=== Your goal ===
Without including any pictures, write out the listing below exactly.

#### Supplied material ####

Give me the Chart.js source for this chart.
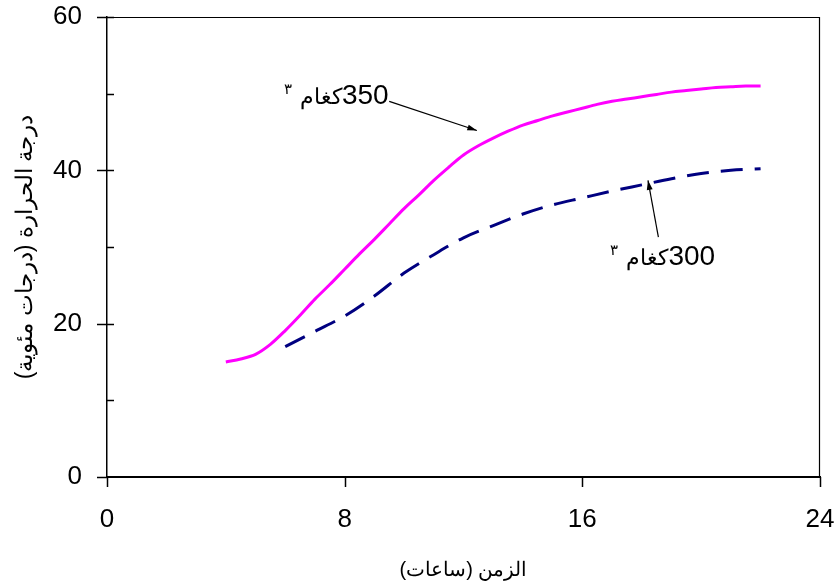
<!DOCTYPE html>
<html>
<head>
<meta charset="utf-8">
<script src="https://cdn.jsdelivr.net/npm/chart.js@4.4.1/dist/chart.umd.min.js"></script>
<style>
  html, body { margin: 0; padding: 0; background: #fff; }
  #wrap { width: 834px; height: 586px; }
</style>
</head>
<body>
<div id="wrap"><canvas id="tempChart" dir="rtl" width="834" height="586"></canvas></div>
<script>
// البيانات
const hours350 = [4, 4.5, 5, 5.5, 6, 6.5, 7, 7.5, 8, 8.5, 9, 9.5, 10, 10.5, 11, 11.5, 12, 12.5, 13,
                  13.5, 14, 14.5, 15, 15.5, 16, 16.5, 17, 17.5, 18, 18.5, 19, 19.5, 20, 20.5, 21, 21.5, 22];
const temp350 = [15.0, 15.4, 16.0, 17.3, 19.1, 21.1, 23.2, 25.1, 27.1, 29.1, 31.0, 33.0, 35.0, 36.8, 38.7,
                 40.4, 42.0, 43.2, 44.2, 45.1, 45.9, 46.5, 47.1, 47.6, 48.1, 48.6, 49.0, 49.3, 49.6, 49.9,
                 50.2, 50.4, 50.6, 50.8, 50.9, 51.0, 51.0];

const hours300 = [6, 7, 8, 9, 10, 11, 12, 13, 14, 15, 16, 17, 18, 19, 20, 21, 22];
const temp300 = [17.0, 19.0, 21.0, 23.6, 26.6, 29.0, 31.2, 32.8, 34.3, 35.5, 36.4, 37.3, 38.1, 38.9, 39.6, 40.0, 40.2];

const xTicks = [0, 8, 16, 24];
const yMajor = [0, 20, 40, 60];
const yMinor = [10, 30, 50];

const seriesValues = ['350', '300'];
const unitText = 'كغام';
const xTitle = 'الزمن (ساعات)';
const yTitle = 'درجة الحرارة (درجات مئوية)';

// مواضع التعليقات (بوحدات المحاور): الحافة اليمنى للأرقام وخط القاعدة
const notes = [
    { value: seriesValues[0], tx: 9.48, ty: 48.7, from: [9.5, 49.0], to: [12.45, 45.2] },
    { value: seriesValues[1], tx: 20.47, ty: 27.6, from: [18.56, 31.3], to: [18.21, 38.7] }
];

const FONT = 'Arial, "Liberation Sans", sans-serif';

// رسم العلامات والإطار والتعليقات
const decorPlugin = {
    id: 'decor',
    afterDraw(chart) {
        const ctx = chart.ctx;
        const xs = chart.scales.x, ys = chart.scales.y;
        const a = chart.chartArea;
        ctx.save();
        ctx.strokeStyle = '#000';

        // الإطار العلوي والأيمن
        ctx.lineWidth = 1.2;
        ctx.beginPath();
        ctx.moveTo(a.left, a.top + 0.5);
        ctx.lineTo(a.right - 0.5, a.top + 0.5);
        ctx.lineTo(a.right - 0.5, a.bottom);
        ctx.stroke();

        // علامات المحور الصادي
        ctx.lineWidth = 1.5;
        yMajor.forEach(v => {
            const y = Math.round(ys.getPixelForValue(v)) + 0.5;
            ctx.beginPath();
            ctx.moveTo(a.left - 10, y);
            ctx.lineTo(v === 0 ? a.left : a.left + 7, y);
            ctx.stroke();
        });
        yMinor.forEach(v => {
            const y = Math.round(ys.getPixelForValue(v)) + 0.5;
            ctx.beginPath();
            ctx.moveTo(a.left, y);
            ctx.lineTo(a.left + 7, y);
            ctx.stroke();
        });
        // علامات المحور السيني
        xTicks.forEach(v => {
            const x = Math.round(xs.getPixelForValue(v)) + 0.5;
            ctx.beginPath();
            ctx.moveTo(x, a.bottom);
            ctx.lineTo(x, a.bottom + 10);
            ctx.stroke();
        });

        // التعليقات مع الأسهم
        notes.forEach(n => {
            const x1 = xs.getPixelForValue(n.from[0]), y1 = ys.getPixelForValue(n.from[1]);
            const x2 = xs.getPixelForValue(n.to[0]), y2 = ys.getPixelForValue(n.to[1]);
            ctx.lineWidth = 1.2;
            ctx.beginPath();
            ctx.moveTo(x1, y1);
            ctx.lineTo(x2, y2);
            ctx.stroke();
            const ang = Math.atan2(y2 - y1, x2 - x1);
            ctx.fillStyle = '#000';
            ctx.beginPath();
            ctx.moveTo(x2, y2);
            ctx.lineTo(x2 - 10 * Math.cos(ang - 0.3), y2 - 10 * Math.sin(ang - 0.3));
            ctx.lineTo(x2 - 10 * Math.cos(ang + 0.3), y2 - 10 * Math.sin(ang + 0.3));
            ctx.closePath();
            ctx.fill();

            const tx = xs.getPixelForValue(n.tx), ty = ys.getPixelForValue(n.ty);
            ctx.textAlign = 'right';
            ctx.textBaseline = 'alphabetic';
            ctx.direction = 'ltr';
            ctx.font = '28px ' + FONT;
            ctx.fillText(n.value, tx, ty);
            let x = tx - ctx.measureText(n.value).width;
            ctx.direction = 'rtl';
            ctx.font = '22px ' + FONT;
            ctx.fillText(unitText, x, ty);
            x -= ctx.measureText(unitText).width + 8;
            ctx.font = '15px ' + FONT;
            ctx.fillText('٣', x, ty - 10);
        });
        ctx.restore();
    }
};

const ctx = document.getElementById('tempChart').getContext('2d');
new Chart(ctx, {
    type: 'line',
    data: {
        datasets: [
            {
                label: seriesValues[0],
                data: hours350.map((h, i) => ({ x: h, y: temp350[i] })),
                borderColor: '#FF00FF',
                borderWidth: 3,
                pointRadius: 0,
                cubicInterpolationMode: 'monotone',
                fill: false
            },
            {
                label: seriesValues[1],
                data: hours300.map((h, i) => ({ x: h, y: temp300[i] })),
                borderColor: '#000080',
                borderWidth: 3,
                borderDash: [22, 12],
                pointRadius: 0,
                cubicInterpolationMode: 'monotone',
                fill: false
            }
        ]
    },
    options: {
        responsive: false,
        animation: false,
        layout: { padding: { top: 17, right: 14, left: 8, bottom: 0 } },
        plugins: {
            legend: { display: false },
            tooltip: { enabled: false }
        },
        scales: {
            x: {
                type: 'linear',
                min: 0,
                max: 24,
                afterBuildTicks: s => { s.ticks = xTicks.map(v => ({ value: v })); },
                afterFit: s => { s.height = 109; s.paddingLeft = 0; s.paddingRight = 0; },
                grid: { display: false, drawTicks: false },
                border: { display: true, color: '#000', width: 2 },
                ticks: { color: '#000', font: { size: 26, family: FONT }, padding: 27, maxRotation: 0 },
                title: { display: true, text: xTitle, color: '#000', font: { size: 20, family: FONT } }
            },
            y: {
                type: 'linear',
                min: 0,
                max: 60,
                afterBuildTicks: s => { s.ticks = yMajor.map(v => ({ value: v })); },
                afterFit: s => { s.width = 99; s.paddingTop = 0; s.paddingBottom = 0; },
                grid: { display: false, drawTicks: false },
                border: { display: true, color: '#000', width: 1.5 },
                ticks: { color: '#000', font: { size: 26, family: FONT }, padding: 25 },
                title: { display: true, text: yTitle, color: '#000', font: { size: 23, family: FONT } }
            }
        }
    },
    plugins: [decorPlugin]
});
</script>
</body>
</html>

####

=== Worked answer ===
Give me the Chart.js source for this chart.
<!DOCTYPE html>
<html>
<head>
<meta charset="utf-8">
<script src="https://cdn.jsdelivr.net/npm/chart.js@4.4.1/dist/chart.umd.min.js"></script>
<style>
  html, body { margin: 0; padding: 0; background: #fff; }
  #wrap { width: 834px; height: 586px; }
</style>
</head>
<body>
<div id="wrap"><canvas id="tempChart" dir="rtl" width="834" height="586"></canvas></div>
<script>
// البيانات
const hours350 = [4, 4.5, 5, 5.5, 6, 6.5, 7, 7.5, 8, 8.5, 9, 9.5, 10, 10.5, 11, 11.5, 12, 12.5, 13,
                  13.5, 14, 14.5, 15, 15.5, 16, 16.5, 17, 17.5, 18, 18.5, 19, 19.5, 20, 20.5, 21, 21.5, 22];
const temp350 = [15.0, 15.4, 16.0, 17.3, 19.1, 21.1, 23.2, 25.1, 27.1, 29.1, 31.0, 33.0, 35.0, 36.8, 38.7,
                 40.4, 42.0, 43.2, 44.2, 45.1, 45.9, 46.5, 47.1, 47.6, 48.1, 48.6, 49.0, 49.3, 49.6, 49.9,
                 50.2, 50.4, 50.6, 50.8, 50.9, 51.0, 51.0];

const hours300 = [6, 7, 8, 9, 10, 11, 12, 13, 14, 15, 16, 17, 18, 19, 20, 21, 22];
const temp300 = [17.0, 19.0, 21.0, 23.6, 26.6, 29.0, 31.2, 32.8, 34.3, 35.5, 36.4, 37.3, 38.1, 38.9, 39.6, 40.0, 40.2];

const xTicks = [0, 8, 16, 24];
const yMajor = [0, 20, 40, 60];
const yMinor = [10, 30, 50];

const seriesValues = ['350', '300'];
const unitText = 'كغام';
const xTitle = 'الزمن (ساعات)';
const yTitle = 'درجة الحرارة (درجات مئوية)';

// مواضع التعليقات (بوحدات المحاور): الحافة اليمنى للأرقام وخط القاعدة
const notes = [
    { value: seriesValues[0], tx: 9.48, ty: 48.7, from: [9.5, 49.0], to: [12.45, 45.2] },
    { value: seriesValues[1], tx: 20.47, ty: 27.6, from: [18.56, 31.3], to: [18.21, 38.7] }
];

const FONT = 'Arial, "Liberation Sans", sans-serif';

// رسم العلامات والإطار والتعليقات
const decorPlugin = {
    id: 'decor',
    afterDraw(chart) {
        const ctx = chart.ctx;
        const xs = chart.scales.x, ys = chart.scales.y;
        const a = chart.chartArea;
        ctx.save();
        ctx.strokeStyle = '#000';

        // الإطار العلوي والأيمن
        ctx.lineWidth = 1.2;
        ctx.beginPath();
        ctx.moveTo(a.left, a.top + 0.5);
        ctx.lineTo(a.right - 0.5, a.top + 0.5);
        ctx.lineTo(a.right - 0.5, a.bottom);
        ctx.stroke();

        // علامات المحور الصادي
        ctx.lineWidth = 1.5;
        yMajor.forEach(v => {
            const y = Math.round(ys.getPixelForValue(v)) + 0.5;
            ctx.beginPath();
            ctx.moveTo(a.left - 10, y);
            ctx.lineTo(v === 0 ? a.left : a.left + 7, y);
            ctx.stroke();
        });
        yMinor.forEach(v => {
            const y = Math.round(ys.getPixelForValue(v)) + 0.5;
            ctx.beginPath();
            ctx.moveTo(a.left, y);
            ctx.lineTo(a.left + 7, y);
            ctx.stroke();
        });
        // علامات المحور السيني
        xTicks.forEach(v => {
            const x = Math.round(xs.getPixelForValue(v)) + 0.5;
            ctx.beginPath();
            ctx.moveTo(x, a.bottom);
            ctx.lineTo(x, a.bottom + 10);
            ctx.stroke();
        });

        // التعليقات مع الأسهم
        notes.forEach(n => {
            const x1 = xs.getPixelForValue(n.from[0]), y1 = ys.getPixelForValue(n.from[1]);
            const x2 = xs.getPixelForValue(n.to[0]), y2 = ys.getPixelForValue(n.to[1]);
            ctx.lineWidth = 1.2;
            ctx.beginPath();
            ctx.moveTo(x1, y1);
            ctx.lineTo(x2, y2);
            ctx.stroke();
            const ang = Math.atan2(y2 - y1, x2 - x1);
            ctx.fillStyle = '#000';
            ctx.beginPath();
            ctx.moveTo(x2, y2);
            ctx.lineTo(x2 - 10 * Math.cos(ang - 0.3), y2 - 10 * Math.sin(ang - 0.3));
            ctx.lineTo(x2 - 10 * Math.cos(ang + 0.3), y2 - 10 * Math.sin(ang + 0.3));
            ctx.closePath();
            ctx.fill();

            const tx = xs.getPixelForValue(n.tx), ty = ys.getPixelForValue(n.ty);
            ctx.textAlign = 'right';
            ctx.textBaseline = 'alphabetic';
            ctx.direction = 'ltr';
            ctx.font = '28px ' + FONT;
            ctx.fillText(n.value, tx, ty);
            let x = tx - ctx.measureText(n.value).width;
            ctx.direction = 'rtl';
            ctx.font = '22px ' + FONT;
            ctx.fillText(unitText, x, ty);
            x -= ctx.measureText(unitText).width + 8;
            ctx.font = '15px ' + FONT;
            ctx.fillText('٣', x, ty - 10);
        });
        ctx.restore();
    }
};

const ctx = document.getElementById('tempChart').getContext('2d');
new Chart(ctx, {
    type: 'line',
    data: {
        datasets: [
            {
                label: seriesValues[0],
                data: hours350.map((h, i) => ({ x: h, y: temp350[i] })),
                borderColor: '#FF00FF',
                borderWidth: 3,
                pointRadius: 0,
                cubicInterpolationMode: 'monotone',
                fill: false
            },
            {
                label: seriesValues[1],
                data: hours300.map((h, i) => ({ x: h, y: temp300[i] })),
                borderColor: '#000080',
                borderWidth: 3,
                borderDash: [22, 12],
                pointRadius: 0,
                cubicInterpolationMode: 'monotone',
                fill: false
            }
        ]
    },
    options: {
        responsive: false,
        animation: false,
        layout: { padding: { top: 17, right: 14, left: 8, bottom: 0 } },
        plugins: {
            legend: { display: false },
            tooltip: { enabled: false }
        },
        scales: {
            x: {
                type: 'linear',
                min: 0,
                max: 24,
                afterBuildTicks: s => { s.ticks = xTicks.map(v => ({ value: v })); },
                afterFit: s => { s.height = 109; s.paddingLeft = 0; s.paddingRight = 0; },
                grid: { display: false, drawTicks: false },
                border: { display: true, color: '#000', width: 2 },
                ticks: { color: '#000', font: { size: 26, family: FONT }, padding: 27, maxRotation: 0 },
                title: { display: true, text: xTitle, color: '#000', font: { size: 20, family: FONT } }
            },
            y: {
                type: 'linear',
                min: 0,
                max: 60,
                afterBuildTicks: s => { s.ticks = yMajor.map(v => ({ value: v })); },
                afterFit: s => { s.width = 99; s.paddingTop = 0; s.paddingBottom = 0; },
                grid: { display: false, drawTicks: false },
                border: { display: true, color: '#000', width: 1.5 },
                ticks: { color: '#000', font: { size: 26, family: FONT }, padding: 25 },
                title: { display: true, text: yTitle, color: '#000', font: { size: 23, family: FONT } }
            }
        }
    },
    plugins: [decorPlugin]
});
</script>
</body>
</html>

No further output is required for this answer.